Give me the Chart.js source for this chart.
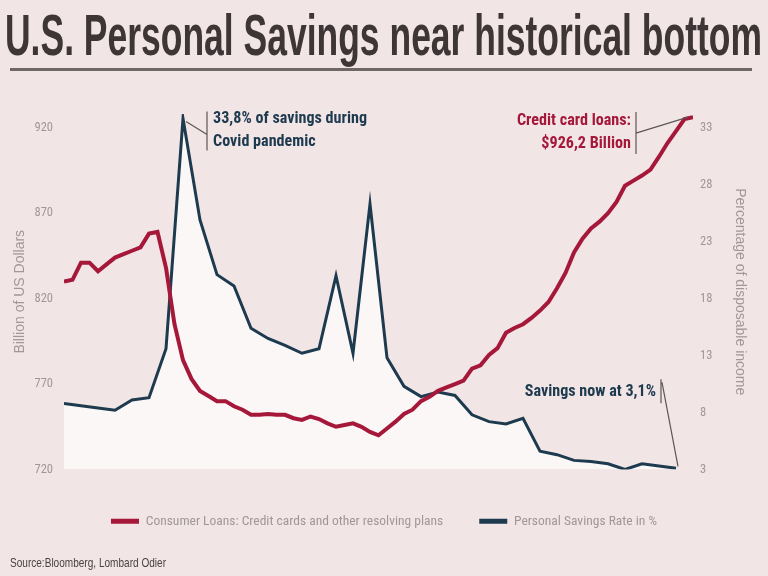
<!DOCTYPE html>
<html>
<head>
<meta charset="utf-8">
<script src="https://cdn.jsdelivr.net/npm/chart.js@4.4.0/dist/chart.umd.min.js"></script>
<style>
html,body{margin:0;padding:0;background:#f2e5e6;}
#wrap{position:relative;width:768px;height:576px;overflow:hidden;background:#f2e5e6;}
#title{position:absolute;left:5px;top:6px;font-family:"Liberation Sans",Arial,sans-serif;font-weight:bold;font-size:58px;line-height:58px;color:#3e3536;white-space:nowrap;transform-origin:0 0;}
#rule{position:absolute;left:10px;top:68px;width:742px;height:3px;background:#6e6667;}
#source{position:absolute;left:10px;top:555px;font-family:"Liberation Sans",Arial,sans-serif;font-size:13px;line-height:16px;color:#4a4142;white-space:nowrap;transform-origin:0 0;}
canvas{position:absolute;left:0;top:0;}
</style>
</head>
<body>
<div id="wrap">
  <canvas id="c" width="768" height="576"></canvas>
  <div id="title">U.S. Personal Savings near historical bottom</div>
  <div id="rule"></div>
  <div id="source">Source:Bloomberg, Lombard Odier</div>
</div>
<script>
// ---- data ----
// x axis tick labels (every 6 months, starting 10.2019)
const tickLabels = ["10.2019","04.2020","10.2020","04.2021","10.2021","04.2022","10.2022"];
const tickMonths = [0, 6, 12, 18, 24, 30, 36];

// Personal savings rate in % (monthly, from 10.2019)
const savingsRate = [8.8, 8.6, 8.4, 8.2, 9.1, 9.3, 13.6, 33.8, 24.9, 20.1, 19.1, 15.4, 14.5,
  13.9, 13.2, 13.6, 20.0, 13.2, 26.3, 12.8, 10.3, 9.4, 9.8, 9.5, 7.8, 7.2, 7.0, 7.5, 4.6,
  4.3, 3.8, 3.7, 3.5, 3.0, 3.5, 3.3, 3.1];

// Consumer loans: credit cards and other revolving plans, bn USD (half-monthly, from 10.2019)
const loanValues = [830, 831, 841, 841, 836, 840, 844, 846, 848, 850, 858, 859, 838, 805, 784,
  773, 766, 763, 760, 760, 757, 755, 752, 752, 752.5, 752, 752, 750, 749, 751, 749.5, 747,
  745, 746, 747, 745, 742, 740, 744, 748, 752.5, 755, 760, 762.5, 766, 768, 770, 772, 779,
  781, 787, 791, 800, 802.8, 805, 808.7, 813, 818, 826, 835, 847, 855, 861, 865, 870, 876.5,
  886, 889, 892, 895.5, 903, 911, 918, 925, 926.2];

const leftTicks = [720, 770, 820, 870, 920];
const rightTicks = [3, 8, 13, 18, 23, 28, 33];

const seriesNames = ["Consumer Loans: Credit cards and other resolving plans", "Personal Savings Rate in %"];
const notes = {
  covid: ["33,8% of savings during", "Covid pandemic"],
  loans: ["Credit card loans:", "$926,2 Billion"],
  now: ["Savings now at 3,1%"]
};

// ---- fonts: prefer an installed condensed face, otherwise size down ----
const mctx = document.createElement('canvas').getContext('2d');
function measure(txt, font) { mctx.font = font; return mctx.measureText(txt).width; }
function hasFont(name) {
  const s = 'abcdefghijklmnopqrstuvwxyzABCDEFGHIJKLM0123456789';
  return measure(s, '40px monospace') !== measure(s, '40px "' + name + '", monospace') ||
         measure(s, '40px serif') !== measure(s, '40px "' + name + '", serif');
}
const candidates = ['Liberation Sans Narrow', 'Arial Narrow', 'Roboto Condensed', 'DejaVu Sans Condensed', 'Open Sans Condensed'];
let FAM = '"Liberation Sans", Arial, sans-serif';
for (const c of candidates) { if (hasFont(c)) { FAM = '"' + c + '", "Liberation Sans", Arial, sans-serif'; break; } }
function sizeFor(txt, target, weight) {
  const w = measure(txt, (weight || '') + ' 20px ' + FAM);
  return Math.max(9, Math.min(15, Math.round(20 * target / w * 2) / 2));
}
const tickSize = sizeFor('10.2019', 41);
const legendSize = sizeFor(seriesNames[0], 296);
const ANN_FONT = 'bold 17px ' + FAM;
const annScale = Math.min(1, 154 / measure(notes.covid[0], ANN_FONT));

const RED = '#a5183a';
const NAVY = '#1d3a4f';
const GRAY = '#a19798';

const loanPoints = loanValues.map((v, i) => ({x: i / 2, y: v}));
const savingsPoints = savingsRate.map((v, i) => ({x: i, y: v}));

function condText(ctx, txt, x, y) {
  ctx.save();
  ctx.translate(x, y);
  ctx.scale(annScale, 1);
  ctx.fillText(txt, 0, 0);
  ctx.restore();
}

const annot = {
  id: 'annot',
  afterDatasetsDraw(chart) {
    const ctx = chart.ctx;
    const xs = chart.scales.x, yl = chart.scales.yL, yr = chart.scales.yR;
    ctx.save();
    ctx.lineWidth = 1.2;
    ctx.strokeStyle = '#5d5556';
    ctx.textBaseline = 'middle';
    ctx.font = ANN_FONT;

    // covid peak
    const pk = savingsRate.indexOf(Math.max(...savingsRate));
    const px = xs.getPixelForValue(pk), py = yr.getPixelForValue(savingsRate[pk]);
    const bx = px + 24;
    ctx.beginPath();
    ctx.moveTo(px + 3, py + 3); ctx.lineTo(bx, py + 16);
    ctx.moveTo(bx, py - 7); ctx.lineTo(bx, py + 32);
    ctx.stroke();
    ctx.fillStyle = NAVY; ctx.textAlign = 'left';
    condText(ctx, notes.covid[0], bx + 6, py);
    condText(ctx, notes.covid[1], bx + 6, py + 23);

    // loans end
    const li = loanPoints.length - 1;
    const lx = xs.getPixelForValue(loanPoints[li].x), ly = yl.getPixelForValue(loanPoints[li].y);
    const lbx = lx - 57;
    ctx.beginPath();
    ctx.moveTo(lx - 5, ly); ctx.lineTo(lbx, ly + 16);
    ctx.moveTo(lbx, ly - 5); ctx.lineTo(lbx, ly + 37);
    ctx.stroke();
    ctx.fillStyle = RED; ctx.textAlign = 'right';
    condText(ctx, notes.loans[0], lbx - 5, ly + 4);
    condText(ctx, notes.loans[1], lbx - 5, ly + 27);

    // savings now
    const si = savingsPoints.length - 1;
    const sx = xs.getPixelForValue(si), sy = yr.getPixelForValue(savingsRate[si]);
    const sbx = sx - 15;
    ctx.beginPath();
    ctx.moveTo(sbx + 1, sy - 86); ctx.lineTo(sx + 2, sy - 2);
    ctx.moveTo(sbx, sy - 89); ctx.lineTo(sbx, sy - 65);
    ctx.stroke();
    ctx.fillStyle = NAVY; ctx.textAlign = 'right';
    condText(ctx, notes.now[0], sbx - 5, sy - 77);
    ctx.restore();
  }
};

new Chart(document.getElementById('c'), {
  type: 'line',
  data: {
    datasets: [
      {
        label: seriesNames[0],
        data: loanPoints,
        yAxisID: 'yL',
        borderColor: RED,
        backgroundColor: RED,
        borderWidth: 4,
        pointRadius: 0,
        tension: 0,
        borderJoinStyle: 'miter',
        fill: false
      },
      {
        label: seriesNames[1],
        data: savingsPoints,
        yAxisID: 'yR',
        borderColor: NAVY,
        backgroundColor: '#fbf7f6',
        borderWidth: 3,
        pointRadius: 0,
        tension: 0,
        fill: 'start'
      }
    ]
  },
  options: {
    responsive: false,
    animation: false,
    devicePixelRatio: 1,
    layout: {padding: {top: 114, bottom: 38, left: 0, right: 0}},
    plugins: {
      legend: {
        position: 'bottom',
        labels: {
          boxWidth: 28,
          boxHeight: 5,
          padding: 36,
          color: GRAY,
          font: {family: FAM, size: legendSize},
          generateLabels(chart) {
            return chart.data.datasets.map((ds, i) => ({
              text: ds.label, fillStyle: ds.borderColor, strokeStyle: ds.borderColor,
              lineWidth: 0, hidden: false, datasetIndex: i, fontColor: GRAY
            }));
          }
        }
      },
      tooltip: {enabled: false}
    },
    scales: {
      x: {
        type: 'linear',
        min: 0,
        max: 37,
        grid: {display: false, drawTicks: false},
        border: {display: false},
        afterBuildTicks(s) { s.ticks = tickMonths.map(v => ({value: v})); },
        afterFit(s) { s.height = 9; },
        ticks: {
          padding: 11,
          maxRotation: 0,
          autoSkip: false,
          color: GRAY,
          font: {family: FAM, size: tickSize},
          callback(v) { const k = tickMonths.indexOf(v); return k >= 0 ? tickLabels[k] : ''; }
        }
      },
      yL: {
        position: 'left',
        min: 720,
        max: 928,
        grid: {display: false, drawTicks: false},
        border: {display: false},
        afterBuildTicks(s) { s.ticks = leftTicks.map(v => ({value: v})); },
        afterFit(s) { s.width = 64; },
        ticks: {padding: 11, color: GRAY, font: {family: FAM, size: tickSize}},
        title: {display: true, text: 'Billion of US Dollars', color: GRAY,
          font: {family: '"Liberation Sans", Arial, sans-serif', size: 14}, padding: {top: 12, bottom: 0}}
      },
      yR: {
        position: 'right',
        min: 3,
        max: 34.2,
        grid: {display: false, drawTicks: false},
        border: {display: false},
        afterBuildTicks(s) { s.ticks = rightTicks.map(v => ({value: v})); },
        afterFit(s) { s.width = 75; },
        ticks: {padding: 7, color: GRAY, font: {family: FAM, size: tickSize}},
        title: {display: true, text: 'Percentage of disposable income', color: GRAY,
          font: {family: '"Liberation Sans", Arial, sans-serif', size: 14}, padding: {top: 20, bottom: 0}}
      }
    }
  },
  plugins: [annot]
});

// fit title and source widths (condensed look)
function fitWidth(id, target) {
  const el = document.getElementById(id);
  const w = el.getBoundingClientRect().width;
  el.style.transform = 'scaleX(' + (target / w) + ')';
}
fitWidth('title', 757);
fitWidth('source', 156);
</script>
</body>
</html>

+ + + + + + +

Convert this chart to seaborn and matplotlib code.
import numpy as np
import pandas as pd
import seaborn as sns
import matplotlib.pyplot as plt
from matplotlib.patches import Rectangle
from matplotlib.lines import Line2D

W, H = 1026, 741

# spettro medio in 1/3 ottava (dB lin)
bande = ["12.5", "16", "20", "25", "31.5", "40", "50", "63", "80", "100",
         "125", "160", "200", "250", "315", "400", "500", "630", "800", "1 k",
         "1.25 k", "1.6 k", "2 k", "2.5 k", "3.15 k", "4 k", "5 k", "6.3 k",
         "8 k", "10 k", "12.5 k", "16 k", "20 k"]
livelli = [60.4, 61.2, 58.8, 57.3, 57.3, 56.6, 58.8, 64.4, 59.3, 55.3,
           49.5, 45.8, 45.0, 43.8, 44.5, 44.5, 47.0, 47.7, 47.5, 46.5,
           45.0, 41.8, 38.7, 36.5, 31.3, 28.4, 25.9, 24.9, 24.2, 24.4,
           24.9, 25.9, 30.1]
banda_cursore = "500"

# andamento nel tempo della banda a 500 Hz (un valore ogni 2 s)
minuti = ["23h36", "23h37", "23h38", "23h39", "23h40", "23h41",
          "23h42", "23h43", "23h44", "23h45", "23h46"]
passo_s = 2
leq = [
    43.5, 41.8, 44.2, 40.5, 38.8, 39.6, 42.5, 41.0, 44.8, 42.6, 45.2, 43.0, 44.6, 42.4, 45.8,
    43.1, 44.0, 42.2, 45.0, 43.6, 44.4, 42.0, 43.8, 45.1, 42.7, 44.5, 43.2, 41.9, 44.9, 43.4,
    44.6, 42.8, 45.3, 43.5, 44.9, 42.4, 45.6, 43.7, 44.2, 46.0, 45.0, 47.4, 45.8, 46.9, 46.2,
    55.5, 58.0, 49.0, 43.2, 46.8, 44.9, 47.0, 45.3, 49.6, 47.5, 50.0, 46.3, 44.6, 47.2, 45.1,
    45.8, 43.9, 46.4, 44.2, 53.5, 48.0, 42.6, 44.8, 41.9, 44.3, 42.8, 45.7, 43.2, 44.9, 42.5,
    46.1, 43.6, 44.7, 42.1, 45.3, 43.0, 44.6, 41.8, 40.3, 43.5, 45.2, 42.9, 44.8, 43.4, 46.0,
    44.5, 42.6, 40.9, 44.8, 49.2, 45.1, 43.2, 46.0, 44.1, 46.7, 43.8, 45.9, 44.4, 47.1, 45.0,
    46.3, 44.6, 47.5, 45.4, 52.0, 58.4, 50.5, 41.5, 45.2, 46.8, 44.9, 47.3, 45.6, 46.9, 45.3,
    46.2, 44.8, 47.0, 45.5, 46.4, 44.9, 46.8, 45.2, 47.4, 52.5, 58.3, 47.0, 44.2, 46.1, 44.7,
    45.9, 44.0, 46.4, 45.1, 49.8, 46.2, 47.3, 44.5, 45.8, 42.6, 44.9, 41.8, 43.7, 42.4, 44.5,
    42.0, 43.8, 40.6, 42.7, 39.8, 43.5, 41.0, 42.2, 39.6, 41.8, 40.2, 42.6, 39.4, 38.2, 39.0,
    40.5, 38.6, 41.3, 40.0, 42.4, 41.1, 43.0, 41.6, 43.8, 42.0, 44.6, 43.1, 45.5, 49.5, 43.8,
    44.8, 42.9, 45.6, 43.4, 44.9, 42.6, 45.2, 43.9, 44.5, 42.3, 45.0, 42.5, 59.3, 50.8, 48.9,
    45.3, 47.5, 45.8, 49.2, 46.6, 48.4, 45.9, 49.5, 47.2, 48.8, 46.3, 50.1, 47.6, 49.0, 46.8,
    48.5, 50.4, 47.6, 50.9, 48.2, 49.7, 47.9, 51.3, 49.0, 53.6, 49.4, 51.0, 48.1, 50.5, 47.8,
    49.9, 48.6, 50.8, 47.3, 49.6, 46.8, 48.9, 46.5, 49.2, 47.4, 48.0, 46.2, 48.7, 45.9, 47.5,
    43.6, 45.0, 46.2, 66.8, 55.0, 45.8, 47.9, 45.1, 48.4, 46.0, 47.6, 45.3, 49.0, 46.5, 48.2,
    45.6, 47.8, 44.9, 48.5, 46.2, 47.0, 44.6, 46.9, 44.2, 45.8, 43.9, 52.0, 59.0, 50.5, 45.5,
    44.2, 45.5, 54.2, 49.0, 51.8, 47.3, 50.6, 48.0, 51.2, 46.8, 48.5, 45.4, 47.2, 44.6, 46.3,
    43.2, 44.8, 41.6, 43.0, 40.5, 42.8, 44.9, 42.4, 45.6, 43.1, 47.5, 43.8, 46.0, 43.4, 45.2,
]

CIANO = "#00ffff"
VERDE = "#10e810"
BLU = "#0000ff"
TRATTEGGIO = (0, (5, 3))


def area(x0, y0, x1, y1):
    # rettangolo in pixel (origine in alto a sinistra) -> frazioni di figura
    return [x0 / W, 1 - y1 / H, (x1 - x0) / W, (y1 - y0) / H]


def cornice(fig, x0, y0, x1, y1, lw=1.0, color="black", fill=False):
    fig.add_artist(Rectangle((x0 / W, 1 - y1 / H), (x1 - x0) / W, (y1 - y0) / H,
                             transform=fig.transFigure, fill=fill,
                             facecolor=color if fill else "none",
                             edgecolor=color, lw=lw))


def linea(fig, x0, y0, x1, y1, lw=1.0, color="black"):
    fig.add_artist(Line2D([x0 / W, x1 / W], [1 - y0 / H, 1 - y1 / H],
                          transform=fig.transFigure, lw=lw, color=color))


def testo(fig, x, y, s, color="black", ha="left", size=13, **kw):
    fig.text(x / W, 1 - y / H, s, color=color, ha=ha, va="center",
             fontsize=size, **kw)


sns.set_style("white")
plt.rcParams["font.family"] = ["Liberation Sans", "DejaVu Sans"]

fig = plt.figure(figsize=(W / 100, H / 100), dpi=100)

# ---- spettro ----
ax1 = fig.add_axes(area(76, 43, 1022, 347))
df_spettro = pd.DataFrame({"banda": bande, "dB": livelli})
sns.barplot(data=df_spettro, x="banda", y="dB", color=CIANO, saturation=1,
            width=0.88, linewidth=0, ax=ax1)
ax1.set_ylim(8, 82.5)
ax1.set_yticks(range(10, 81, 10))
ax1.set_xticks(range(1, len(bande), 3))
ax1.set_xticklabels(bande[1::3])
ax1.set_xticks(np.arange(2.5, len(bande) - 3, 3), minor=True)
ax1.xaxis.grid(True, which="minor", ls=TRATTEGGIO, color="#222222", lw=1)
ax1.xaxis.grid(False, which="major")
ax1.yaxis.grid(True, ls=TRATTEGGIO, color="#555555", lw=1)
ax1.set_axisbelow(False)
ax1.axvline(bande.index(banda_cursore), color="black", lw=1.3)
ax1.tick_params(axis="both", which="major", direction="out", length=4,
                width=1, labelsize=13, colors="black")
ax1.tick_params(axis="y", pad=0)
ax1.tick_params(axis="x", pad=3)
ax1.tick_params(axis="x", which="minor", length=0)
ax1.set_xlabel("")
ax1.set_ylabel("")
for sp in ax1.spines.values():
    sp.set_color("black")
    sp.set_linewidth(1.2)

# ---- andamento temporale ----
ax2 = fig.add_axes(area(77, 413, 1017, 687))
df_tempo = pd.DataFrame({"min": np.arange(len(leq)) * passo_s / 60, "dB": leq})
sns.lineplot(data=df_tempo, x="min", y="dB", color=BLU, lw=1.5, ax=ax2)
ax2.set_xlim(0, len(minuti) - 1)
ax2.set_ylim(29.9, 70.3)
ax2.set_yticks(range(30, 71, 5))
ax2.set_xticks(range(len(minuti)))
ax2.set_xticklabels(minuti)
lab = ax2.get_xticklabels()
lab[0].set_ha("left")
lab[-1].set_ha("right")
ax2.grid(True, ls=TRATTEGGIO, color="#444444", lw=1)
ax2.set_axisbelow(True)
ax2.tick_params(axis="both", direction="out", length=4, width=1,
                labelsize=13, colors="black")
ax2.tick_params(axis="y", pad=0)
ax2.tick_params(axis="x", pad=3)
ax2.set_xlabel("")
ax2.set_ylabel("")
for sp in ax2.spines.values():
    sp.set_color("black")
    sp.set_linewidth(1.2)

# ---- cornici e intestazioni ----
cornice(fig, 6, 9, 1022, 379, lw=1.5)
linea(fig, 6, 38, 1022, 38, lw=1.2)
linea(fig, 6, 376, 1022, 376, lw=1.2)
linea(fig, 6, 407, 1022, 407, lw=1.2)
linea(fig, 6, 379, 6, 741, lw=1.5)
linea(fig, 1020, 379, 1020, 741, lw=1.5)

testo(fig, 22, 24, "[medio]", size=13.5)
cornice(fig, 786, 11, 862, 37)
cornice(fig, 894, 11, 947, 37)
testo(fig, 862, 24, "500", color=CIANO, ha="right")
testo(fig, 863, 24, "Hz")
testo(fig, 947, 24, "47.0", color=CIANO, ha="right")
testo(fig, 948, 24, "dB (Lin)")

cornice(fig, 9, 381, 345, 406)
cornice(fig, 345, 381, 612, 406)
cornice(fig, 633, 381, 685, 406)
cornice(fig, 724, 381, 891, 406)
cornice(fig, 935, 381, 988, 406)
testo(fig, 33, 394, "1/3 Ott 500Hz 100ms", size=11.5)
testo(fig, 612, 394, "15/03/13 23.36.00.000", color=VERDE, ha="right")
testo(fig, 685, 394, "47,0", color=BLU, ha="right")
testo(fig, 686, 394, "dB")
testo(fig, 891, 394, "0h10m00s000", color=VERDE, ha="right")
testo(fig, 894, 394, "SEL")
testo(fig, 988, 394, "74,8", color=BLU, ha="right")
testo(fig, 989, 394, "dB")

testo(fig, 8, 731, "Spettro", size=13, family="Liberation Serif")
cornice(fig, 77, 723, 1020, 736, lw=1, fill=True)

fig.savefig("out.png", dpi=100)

+ + + + + + +

*WHAT IS ASKED*
Print the lines from the line with "Convert this chart" to the line with "W, H = 1026, 741" exactly, and print nothing else. Both of those lines are included.

*THE SOLUTION*
Convert this chart to seaborn and matplotlib code.
import numpy as np
import pandas as pd
import seaborn as sns
import matplotlib.pyplot as plt
from matplotlib.patches import Rectangle
from matplotlib.lines import Line2D

W, H = 1026, 741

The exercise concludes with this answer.